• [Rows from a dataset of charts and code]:
-=-=-

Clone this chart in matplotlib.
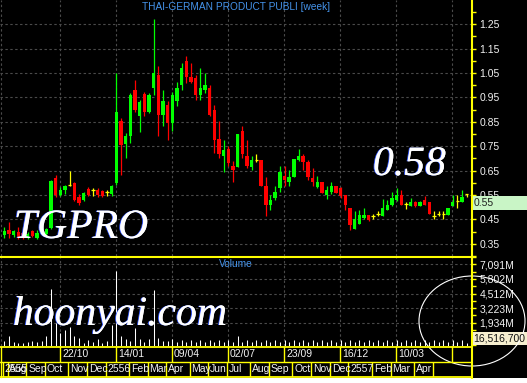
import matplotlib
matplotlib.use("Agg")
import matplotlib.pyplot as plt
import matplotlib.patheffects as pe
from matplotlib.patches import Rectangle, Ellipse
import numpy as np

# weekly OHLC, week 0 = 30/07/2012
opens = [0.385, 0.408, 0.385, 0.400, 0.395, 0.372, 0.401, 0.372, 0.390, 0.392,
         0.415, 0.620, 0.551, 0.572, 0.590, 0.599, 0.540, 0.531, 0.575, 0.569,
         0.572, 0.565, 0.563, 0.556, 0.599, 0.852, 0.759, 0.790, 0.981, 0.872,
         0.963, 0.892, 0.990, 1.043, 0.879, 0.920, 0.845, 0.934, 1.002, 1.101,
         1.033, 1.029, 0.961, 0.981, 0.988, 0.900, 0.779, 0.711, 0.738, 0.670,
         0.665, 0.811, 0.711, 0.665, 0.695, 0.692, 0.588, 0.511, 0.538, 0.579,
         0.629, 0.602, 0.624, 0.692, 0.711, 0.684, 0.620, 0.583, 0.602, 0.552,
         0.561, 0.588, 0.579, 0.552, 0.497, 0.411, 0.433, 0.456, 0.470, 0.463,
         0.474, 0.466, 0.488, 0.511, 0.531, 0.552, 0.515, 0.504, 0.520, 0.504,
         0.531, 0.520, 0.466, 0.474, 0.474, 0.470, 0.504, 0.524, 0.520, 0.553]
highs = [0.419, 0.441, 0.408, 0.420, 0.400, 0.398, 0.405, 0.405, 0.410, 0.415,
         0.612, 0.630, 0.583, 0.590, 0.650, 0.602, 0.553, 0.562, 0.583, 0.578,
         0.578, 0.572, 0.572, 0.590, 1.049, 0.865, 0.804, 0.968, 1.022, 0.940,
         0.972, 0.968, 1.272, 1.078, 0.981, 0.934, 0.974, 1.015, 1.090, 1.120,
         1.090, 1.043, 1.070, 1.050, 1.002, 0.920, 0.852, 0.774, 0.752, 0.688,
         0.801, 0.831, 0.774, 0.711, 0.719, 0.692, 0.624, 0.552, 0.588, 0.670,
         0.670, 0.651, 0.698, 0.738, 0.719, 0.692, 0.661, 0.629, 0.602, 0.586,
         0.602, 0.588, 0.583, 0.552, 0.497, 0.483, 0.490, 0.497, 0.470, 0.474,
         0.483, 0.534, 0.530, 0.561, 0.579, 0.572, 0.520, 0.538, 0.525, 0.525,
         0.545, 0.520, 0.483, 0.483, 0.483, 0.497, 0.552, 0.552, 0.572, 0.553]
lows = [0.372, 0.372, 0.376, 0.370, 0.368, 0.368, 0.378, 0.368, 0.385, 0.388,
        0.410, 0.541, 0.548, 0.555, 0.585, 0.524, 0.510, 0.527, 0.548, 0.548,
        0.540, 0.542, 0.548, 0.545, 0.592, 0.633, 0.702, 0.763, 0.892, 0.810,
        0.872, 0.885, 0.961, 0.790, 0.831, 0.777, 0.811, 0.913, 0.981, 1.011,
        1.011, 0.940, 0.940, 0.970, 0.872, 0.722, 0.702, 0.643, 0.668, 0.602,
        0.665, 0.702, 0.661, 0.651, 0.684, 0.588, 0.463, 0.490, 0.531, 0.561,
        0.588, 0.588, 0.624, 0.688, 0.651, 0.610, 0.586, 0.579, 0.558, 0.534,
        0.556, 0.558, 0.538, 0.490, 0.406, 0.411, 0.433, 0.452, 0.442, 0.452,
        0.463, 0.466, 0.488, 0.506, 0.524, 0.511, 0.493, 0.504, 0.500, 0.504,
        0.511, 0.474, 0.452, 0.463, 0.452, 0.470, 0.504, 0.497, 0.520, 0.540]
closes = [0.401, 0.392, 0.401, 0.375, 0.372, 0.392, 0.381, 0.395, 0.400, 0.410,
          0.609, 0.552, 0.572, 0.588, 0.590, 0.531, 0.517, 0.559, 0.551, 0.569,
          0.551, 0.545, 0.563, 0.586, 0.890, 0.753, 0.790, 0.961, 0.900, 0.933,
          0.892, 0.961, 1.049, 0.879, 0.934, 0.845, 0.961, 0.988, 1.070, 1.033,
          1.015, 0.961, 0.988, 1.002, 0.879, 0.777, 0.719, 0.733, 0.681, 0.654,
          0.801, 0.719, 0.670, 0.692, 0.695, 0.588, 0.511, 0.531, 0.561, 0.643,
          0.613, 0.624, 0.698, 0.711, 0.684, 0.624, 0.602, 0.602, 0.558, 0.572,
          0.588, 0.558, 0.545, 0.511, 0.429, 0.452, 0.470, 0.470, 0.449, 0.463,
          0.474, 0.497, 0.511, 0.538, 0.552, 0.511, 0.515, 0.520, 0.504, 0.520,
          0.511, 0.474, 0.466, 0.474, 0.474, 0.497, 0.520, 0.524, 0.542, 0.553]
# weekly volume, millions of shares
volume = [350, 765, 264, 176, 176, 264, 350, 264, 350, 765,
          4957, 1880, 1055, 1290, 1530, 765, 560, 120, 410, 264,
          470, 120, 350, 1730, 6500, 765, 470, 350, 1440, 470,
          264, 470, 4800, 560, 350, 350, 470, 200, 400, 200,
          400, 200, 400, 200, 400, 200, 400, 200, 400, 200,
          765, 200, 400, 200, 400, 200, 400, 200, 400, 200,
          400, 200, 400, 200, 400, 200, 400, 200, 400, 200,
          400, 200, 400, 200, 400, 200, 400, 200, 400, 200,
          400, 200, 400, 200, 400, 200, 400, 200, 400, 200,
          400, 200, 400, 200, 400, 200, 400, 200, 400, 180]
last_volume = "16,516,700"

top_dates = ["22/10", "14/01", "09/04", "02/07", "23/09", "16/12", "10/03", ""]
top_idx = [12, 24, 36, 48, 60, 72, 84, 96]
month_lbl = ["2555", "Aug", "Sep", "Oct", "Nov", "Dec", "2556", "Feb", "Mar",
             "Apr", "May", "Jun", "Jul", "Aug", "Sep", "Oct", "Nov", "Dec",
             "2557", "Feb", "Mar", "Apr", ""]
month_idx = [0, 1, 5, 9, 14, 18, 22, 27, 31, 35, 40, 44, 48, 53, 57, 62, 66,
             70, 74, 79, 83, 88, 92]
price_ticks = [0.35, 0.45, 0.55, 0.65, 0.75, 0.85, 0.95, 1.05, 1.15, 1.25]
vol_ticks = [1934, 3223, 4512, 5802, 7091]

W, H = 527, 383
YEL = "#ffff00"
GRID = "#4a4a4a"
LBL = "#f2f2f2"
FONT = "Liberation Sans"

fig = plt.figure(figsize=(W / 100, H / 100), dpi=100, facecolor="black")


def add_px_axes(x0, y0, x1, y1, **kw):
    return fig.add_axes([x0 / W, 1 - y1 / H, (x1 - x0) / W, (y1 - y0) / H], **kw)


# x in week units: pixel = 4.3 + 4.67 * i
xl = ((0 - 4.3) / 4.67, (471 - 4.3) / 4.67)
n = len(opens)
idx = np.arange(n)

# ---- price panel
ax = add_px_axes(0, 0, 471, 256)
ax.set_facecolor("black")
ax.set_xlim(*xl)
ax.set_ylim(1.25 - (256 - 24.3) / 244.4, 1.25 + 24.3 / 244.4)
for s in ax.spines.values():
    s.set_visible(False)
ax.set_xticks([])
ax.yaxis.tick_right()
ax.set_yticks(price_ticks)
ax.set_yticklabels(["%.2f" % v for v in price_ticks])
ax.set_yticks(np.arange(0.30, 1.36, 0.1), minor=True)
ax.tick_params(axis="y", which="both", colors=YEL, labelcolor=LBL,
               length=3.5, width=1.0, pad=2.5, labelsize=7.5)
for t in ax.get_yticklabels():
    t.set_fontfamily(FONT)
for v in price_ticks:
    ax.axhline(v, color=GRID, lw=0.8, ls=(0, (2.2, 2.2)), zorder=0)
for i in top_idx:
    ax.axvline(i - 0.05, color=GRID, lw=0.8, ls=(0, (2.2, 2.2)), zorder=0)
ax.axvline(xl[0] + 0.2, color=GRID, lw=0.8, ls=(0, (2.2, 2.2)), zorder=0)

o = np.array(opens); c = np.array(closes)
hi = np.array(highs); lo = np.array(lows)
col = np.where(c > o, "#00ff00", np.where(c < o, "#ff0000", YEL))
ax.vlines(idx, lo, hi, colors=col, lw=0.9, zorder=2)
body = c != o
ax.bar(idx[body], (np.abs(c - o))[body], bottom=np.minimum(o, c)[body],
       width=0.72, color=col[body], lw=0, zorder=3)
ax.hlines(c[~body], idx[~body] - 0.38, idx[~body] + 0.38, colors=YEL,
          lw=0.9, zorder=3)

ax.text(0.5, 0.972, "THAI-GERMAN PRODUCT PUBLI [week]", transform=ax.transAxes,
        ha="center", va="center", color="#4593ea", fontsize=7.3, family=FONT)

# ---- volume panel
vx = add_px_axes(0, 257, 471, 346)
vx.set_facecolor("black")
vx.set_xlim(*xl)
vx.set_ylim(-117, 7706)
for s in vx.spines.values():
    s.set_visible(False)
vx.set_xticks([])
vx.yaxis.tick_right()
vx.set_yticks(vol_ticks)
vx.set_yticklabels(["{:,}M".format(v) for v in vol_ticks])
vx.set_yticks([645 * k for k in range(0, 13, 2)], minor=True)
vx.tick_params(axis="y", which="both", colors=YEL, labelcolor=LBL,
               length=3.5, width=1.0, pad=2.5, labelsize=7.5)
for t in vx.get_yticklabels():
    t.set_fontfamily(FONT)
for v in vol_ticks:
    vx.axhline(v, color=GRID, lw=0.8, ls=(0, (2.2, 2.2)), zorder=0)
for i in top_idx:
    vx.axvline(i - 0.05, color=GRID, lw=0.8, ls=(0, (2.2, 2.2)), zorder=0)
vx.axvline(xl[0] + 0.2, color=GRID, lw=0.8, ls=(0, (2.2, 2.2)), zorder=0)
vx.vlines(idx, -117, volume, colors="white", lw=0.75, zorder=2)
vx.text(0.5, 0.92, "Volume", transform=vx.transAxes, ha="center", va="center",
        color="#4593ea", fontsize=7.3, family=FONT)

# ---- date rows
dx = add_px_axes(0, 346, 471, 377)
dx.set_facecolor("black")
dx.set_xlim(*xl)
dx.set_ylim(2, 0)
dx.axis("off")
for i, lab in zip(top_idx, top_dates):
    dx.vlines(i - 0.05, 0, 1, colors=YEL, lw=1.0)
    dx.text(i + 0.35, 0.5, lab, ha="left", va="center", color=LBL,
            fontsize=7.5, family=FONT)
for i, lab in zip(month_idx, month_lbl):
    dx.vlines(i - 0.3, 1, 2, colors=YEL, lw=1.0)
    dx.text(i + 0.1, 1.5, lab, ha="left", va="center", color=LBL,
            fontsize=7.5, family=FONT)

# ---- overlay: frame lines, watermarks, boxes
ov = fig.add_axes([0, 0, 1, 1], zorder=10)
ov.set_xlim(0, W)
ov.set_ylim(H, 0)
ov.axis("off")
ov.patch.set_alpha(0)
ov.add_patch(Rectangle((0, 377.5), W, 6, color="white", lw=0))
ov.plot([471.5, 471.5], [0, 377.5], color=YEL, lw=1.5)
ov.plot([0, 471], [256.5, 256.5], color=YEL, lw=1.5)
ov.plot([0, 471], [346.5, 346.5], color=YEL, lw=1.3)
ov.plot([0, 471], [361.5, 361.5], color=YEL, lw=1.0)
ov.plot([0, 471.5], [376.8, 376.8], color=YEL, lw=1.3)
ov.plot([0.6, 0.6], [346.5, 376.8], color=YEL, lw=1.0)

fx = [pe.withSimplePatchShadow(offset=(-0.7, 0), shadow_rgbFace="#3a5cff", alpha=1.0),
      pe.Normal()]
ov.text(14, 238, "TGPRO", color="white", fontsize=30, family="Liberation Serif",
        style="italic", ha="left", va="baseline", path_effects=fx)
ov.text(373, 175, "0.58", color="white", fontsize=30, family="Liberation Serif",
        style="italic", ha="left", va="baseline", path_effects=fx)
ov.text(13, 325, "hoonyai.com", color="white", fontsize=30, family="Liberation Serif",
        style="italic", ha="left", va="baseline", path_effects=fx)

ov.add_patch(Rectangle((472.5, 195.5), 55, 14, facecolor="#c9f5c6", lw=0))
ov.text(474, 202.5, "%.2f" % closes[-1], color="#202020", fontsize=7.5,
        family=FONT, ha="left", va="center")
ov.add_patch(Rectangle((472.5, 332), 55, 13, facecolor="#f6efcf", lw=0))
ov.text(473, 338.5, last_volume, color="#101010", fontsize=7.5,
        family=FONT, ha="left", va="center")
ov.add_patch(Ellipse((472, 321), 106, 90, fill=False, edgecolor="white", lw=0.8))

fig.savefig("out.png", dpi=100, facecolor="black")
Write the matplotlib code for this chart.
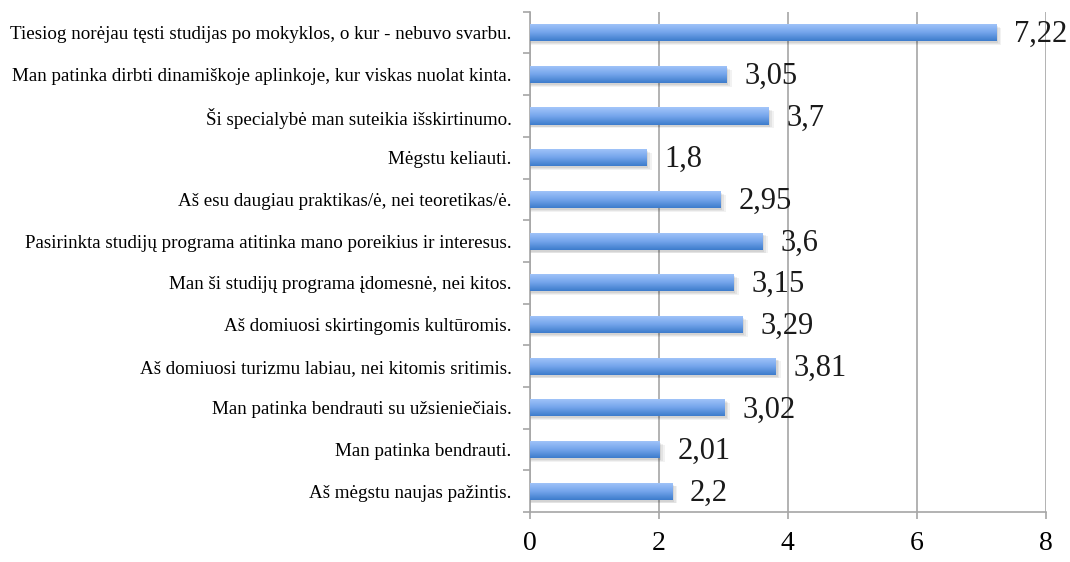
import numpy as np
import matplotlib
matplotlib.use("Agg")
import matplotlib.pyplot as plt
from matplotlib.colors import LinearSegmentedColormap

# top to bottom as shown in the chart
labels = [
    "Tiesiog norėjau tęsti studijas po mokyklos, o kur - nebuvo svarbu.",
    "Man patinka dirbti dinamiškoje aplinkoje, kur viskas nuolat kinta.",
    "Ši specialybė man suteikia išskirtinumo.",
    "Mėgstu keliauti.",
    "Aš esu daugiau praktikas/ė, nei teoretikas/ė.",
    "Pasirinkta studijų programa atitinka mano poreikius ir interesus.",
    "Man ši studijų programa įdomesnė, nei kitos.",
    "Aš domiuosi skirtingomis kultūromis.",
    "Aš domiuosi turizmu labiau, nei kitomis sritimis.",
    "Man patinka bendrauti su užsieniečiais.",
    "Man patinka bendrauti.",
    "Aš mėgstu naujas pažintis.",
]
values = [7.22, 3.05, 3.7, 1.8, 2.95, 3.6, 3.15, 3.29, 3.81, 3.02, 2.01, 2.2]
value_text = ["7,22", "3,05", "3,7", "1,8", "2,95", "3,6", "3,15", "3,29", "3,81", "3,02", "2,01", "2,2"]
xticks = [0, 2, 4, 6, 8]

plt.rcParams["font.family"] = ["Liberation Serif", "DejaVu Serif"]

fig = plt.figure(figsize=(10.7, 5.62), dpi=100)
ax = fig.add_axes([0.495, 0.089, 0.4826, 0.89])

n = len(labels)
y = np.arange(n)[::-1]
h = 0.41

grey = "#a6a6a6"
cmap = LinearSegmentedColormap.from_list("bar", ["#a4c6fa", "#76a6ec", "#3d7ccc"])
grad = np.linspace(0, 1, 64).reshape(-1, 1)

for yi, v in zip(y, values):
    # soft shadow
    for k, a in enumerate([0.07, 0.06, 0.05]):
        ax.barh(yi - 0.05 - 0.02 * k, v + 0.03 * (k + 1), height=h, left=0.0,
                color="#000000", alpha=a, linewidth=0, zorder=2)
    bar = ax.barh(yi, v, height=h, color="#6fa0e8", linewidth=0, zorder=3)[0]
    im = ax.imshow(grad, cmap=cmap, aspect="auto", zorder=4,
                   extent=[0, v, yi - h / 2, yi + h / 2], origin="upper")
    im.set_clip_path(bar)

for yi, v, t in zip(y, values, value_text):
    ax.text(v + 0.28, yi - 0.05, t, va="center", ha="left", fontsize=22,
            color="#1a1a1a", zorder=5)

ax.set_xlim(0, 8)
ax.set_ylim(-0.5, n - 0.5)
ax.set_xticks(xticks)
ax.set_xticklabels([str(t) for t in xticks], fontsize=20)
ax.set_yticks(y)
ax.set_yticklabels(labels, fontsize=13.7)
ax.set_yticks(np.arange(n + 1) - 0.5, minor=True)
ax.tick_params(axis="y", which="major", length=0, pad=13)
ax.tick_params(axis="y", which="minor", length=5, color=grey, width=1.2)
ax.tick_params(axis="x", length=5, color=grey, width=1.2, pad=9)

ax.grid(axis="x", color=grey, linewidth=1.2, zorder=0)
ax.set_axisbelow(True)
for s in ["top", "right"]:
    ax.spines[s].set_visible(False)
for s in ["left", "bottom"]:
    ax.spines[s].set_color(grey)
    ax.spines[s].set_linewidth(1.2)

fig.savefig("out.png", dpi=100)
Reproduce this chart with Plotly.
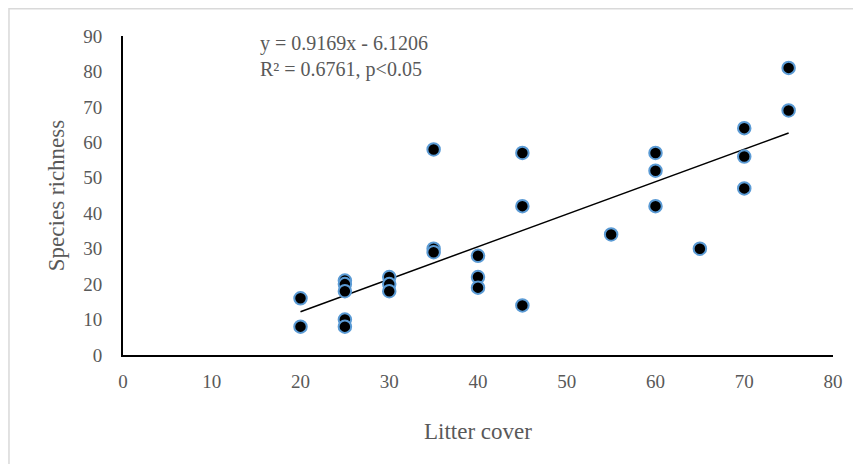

-=-=-

• [Set exercise]: Give only the number of lines in the records that include the word "this".

• [Task response]: 3